*DATA SECTION*:

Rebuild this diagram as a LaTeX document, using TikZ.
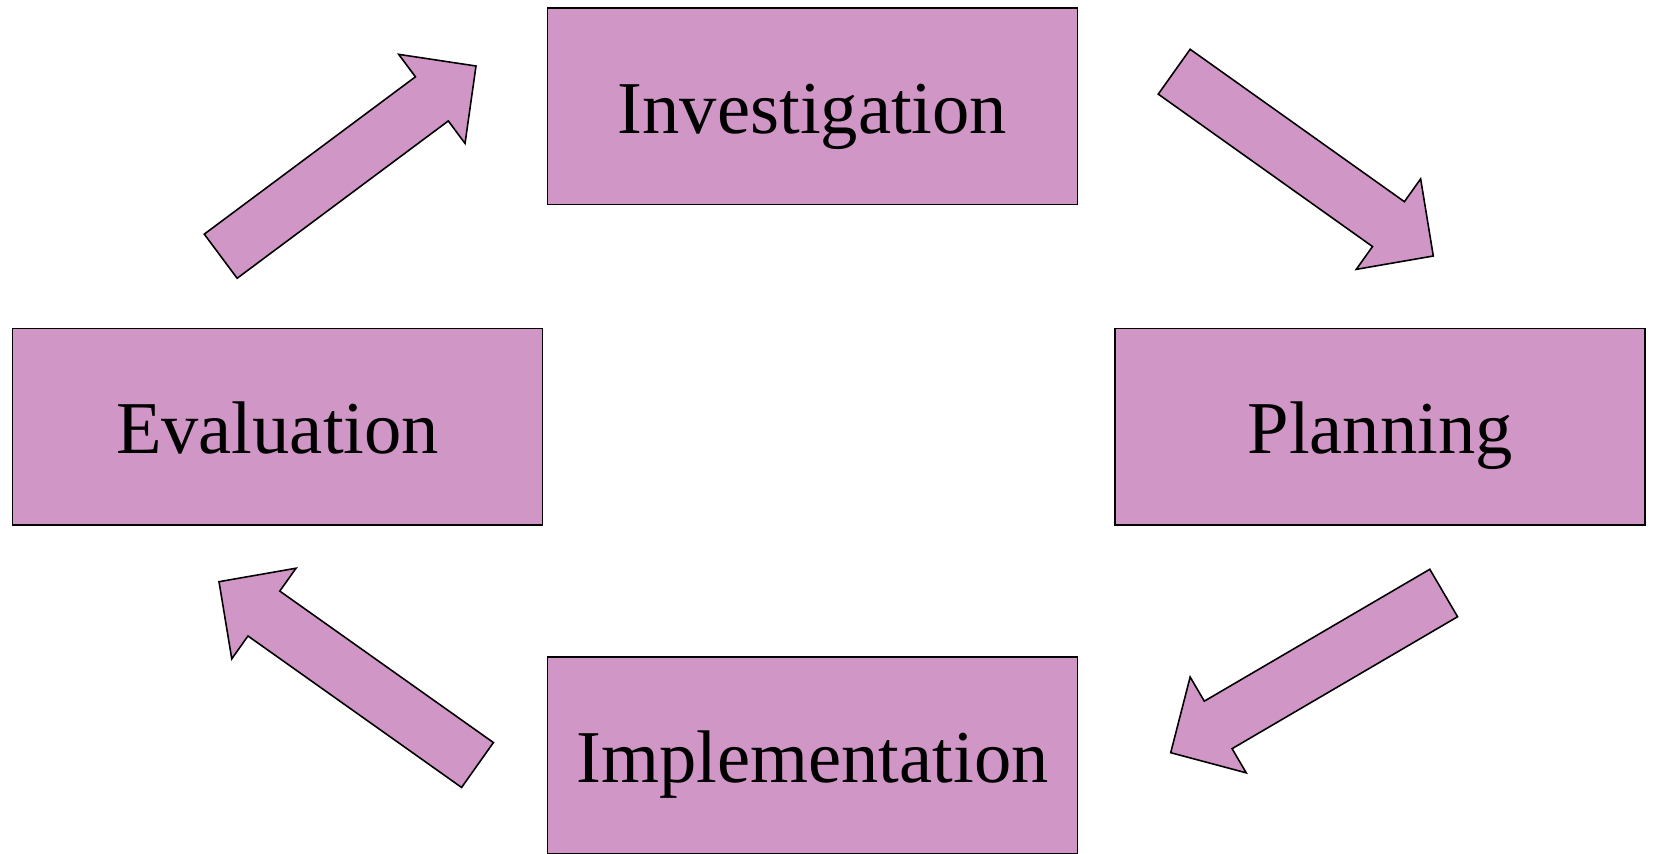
\documentclass[tikz,border=0pt]{standalone}
\usepackage{fontspec}
\setmainfont{Liberation Serif}
\usetikzlibrary{calc}
\definecolor{stagepink}{RGB}{208,150,198}
\tikzset{
  stage/.style={draw, fill=stagepink, line width=0.45pt, minimum width=5.296cm, minimum height=1.96cm,
    font=\fontsize{21.2}{25}\selectfont, text height=0.6cm, text depth=0.06cm},
  blockarr/.style={draw, fill=stagepink, line width=0.45pt},
}
% block arrow from tail #1 to tip #2
\newcommand{\cyclearrow}[2]{%
  \coordinate (#1-neck) at ($(#2)!0.55cm!(#1)$);
  \draw[blockarr] ($(#1)!0.275cm!90:(#2)$) -- ($(#1-neck)!0.275cm!90:(#2)$)
    -- ($(#1-neck)!0.555cm!90:(#2)$) -- (#2)
    -- ($(#1-neck)!0.555cm!-90:(#2)$) -- ($(#1-neck)!0.275cm!-90:(#2)$)
    -- ($(#1)!0.275cm!-90:(#2)$) -- cycle;
}

\begin{document}
\begin{tikzpicture}[x=0.01cm, y=-0.01cm]
    \useasboundingbox (0,0) rectangle (1653,854);
    \node[stage] (inv) at (812.5,106.3) {Investigation};
    \node[stage] (plan) at (1380.2,426.7) {Planning};
    \node[stage] (impl) at (812.5,755.3) {Implementation};
    \node[stage] (eval) at (277.5,426.7) {Evaluation};
    % arrow ends
    \coordinate (ei-tail) at (220.7,256.2);
    \coordinate (ei-tip) at (476,66);
    \coordinate (ip-tail) at (1174.2,71.7);
    \coordinate (ip-tip) at (1433.3,256);
    \coordinate (pm-tail) at (1443.7,593);
    \coordinate (pm-tip) at (1170.7,752.7);
    \coordinate (me-tail) at (477.5,765);
    \coordinate (me-tip) at (219,581.7);
    \cyclearrow{ei-tail}{ei-tip}
    \cyclearrow{ip-tail}{ip-tip}
    \cyclearrow{pm-tail}{pm-tip}
    \cyclearrow{me-tail}{me-tip}
  \end{tikzpicture}
\end{document}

*YOUR GOAL*: Write the lines above out again exactly, without any of their pictures.

*TASK RESPONSE*:
Rebuild this diagram as a LaTeX document, using TikZ.
\documentclass[tikz,border=0pt]{standalone}
\usepackage{fontspec}
\setmainfont{Liberation Serif}
\usetikzlibrary{calc}
\definecolor{stagepink}{RGB}{208,150,198}
\tikzset{
  stage/.style={draw, fill=stagepink, line width=0.45pt, minimum width=5.296cm, minimum height=1.96cm,
    font=\fontsize{21.2}{25}\selectfont, text height=0.6cm, text depth=0.06cm},
  blockarr/.style={draw, fill=stagepink, line width=0.45pt},
}
% block arrow from tail #1 to tip #2
\newcommand{\cyclearrow}[2]{%
  \coordinate (#1-neck) at ($(#2)!0.55cm!(#1)$);
  \draw[blockarr] ($(#1)!0.275cm!90:(#2)$) -- ($(#1-neck)!0.275cm!90:(#2)$)
    -- ($(#1-neck)!0.555cm!90:(#2)$) -- (#2)
    -- ($(#1-neck)!0.555cm!-90:(#2)$) -- ($(#1-neck)!0.275cm!-90:(#2)$)
    -- ($(#1)!0.275cm!-90:(#2)$) -- cycle;
}

\begin{document}
\begin{tikzpicture}[x=0.01cm, y=-0.01cm]
    \useasboundingbox (0,0) rectangle (1653,854);
    \node[stage] (inv) at (812.5,106.3) {Investigation};
    \node[stage] (plan) at (1380.2,426.7) {Planning};
    \node[stage] (impl) at (812.5,755.3) {Implementation};
    \node[stage] (eval) at (277.5,426.7) {Evaluation};
    % arrow ends
    \coordinate (ei-tail) at (220.7,256.2);
    \coordinate (ei-tip) at (476,66);
    \coordinate (ip-tail) at (1174.2,71.7);
    \coordinate (ip-tip) at (1433.3,256);
    \coordinate (pm-tail) at (1443.7,593);
    \coordinate (pm-tip) at (1170.7,752.7);
    \coordinate (me-tail) at (477.5,765);
    \coordinate (me-tip) at (219,581.7);
    \cyclearrow{ei-tail}{ei-tip}
    \cyclearrow{ip-tail}{ip-tip}
    \cyclearrow{pm-tail}{pm-tip}
    \cyclearrow{me-tail}{me-tip}
  \end{tikzpicture}
\end{document}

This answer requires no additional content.